Miradas en el metro

Al llegar a casa, comprendí que todas esas miradas no eran de admiración, sino de reproche. Ya decía yo.

A todas aquellas personas que se les olvida la mascarilla al salir de casa

ME subí en el metro en La Caleta y vi que un hombre me mirada con insistencia. Estaba sentado justo enfrente de mí. Pensé tal vez que debía de ser algún lector que había visto mi fotillo en el periódico. El vagón iba casi vacío. El hombre se bajó en la siguiente parada y allí se subieron dos chicas alegres y volanderas con sendos cartapacios pegados al pecho. Iban hablando entre ellas cuando una se me quedó mirando. Le cuchicheó algo a su amiga y ella también me miró. Luego se rieron y siguieron con lo suyo. Me sentí incómodo y con disimulo me miré la bragueta por si la llevaba abierta.
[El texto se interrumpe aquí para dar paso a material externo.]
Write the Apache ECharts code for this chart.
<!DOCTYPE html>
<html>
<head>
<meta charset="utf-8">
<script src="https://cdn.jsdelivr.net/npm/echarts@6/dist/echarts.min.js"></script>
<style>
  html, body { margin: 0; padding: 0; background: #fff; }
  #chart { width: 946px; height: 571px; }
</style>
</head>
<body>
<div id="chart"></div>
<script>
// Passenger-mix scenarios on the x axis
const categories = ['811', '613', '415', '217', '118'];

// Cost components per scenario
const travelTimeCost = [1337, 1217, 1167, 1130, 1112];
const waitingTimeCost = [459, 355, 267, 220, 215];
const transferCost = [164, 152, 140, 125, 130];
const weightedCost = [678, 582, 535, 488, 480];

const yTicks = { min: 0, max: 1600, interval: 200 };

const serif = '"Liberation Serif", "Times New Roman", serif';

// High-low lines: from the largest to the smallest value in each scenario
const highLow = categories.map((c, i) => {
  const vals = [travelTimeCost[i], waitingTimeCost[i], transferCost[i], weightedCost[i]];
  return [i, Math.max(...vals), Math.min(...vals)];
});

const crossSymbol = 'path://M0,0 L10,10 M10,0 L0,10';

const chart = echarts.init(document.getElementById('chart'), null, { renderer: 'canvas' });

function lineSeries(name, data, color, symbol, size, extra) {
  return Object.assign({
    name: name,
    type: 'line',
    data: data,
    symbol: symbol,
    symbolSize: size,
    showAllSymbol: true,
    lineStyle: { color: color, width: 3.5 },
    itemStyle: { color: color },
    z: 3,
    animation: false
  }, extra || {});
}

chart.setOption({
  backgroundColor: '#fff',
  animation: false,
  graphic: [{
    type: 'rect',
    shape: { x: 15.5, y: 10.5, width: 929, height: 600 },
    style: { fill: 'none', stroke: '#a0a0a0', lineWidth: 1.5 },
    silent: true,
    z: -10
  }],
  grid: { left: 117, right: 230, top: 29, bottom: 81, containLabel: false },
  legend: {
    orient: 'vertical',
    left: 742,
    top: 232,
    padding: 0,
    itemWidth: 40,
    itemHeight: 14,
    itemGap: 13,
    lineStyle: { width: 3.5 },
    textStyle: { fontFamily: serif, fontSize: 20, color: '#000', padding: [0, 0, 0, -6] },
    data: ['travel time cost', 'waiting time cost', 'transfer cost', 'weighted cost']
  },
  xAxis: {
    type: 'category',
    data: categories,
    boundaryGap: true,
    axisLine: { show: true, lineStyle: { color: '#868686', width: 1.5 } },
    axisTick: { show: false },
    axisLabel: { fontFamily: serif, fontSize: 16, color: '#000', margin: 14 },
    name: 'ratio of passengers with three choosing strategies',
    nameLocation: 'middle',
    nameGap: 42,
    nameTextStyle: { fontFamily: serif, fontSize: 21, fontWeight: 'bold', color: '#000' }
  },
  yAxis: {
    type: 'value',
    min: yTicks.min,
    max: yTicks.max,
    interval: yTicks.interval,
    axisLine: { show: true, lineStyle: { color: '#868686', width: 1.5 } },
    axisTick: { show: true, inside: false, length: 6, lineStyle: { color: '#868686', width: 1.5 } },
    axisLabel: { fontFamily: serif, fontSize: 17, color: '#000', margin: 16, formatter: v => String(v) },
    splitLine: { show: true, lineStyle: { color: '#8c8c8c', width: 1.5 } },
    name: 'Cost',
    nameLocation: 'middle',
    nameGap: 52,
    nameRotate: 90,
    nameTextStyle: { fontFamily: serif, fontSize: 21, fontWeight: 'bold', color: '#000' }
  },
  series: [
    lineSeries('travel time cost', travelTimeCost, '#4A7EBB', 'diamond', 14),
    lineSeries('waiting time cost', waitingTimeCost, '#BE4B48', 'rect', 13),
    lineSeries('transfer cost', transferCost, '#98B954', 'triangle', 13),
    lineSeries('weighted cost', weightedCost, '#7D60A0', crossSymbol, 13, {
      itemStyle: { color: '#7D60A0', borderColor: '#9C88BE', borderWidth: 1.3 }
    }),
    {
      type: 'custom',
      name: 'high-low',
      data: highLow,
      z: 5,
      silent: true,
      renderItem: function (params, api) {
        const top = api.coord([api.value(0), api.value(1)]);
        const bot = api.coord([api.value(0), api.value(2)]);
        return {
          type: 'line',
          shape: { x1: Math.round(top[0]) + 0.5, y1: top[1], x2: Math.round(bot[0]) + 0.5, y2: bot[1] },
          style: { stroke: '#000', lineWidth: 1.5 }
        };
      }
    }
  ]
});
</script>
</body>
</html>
No la llevaba abierta, estaba convenientemente cerrada. En Méndez Núñez se subió una octogenaria con un carrito de la compra. Me miró también y de pronto frunció el ceño. Y comenzó a renegar en ese idioma que solo saben emitir los viejos gruñones. Lo sé porque yo a veces también practico ese idioma. Para evitar más miradas insistentes me senté, saqué un libro que llevaba en la mochila y me puse a leer. Ahora estoy con las crónicas insólitas que ha escrito José Luis Delgado sobre Granada. En Alcázar Genil se bajó la anciana que renegaba, pero entraron dos señoras con porte de ir de compras. Las miradas de estas eran más adustas y toscas si cabe. Seguí leyendo como si nada. Entró a continuación una mujer de unos cuarenta años esbelta y de pelo negro como el azabache. Levanté los ojos del libro y vi que también me estaba mirando fijamente, tanto que creí que había ligado. En un momento pensé en cerrar el libro, levantarme y comenzar una conversación que empezara hablando del tiempo, del frío que hacía, por ejemplo. Pero como soy lento en caer en cuenta de las cosas y estoy lleno de normas interiores que actúan como un freno sobre mis deseos, la mujer se fue sin yo decirle nada. Me bajé en Palacio de Congresos y al entrar en mi casa mi esposa me miró con el mismo descaro que los pasajeros del metro. Después me dijo en tono de recriminación:

-¿Ya se te ha olvidado otra vez ponerte la mascarilla?

¡Coño!, exclamé yo. Entonces comprendí que todas esas miradas en el metro no eran de admiración, sino de reproche. Ya decía yo.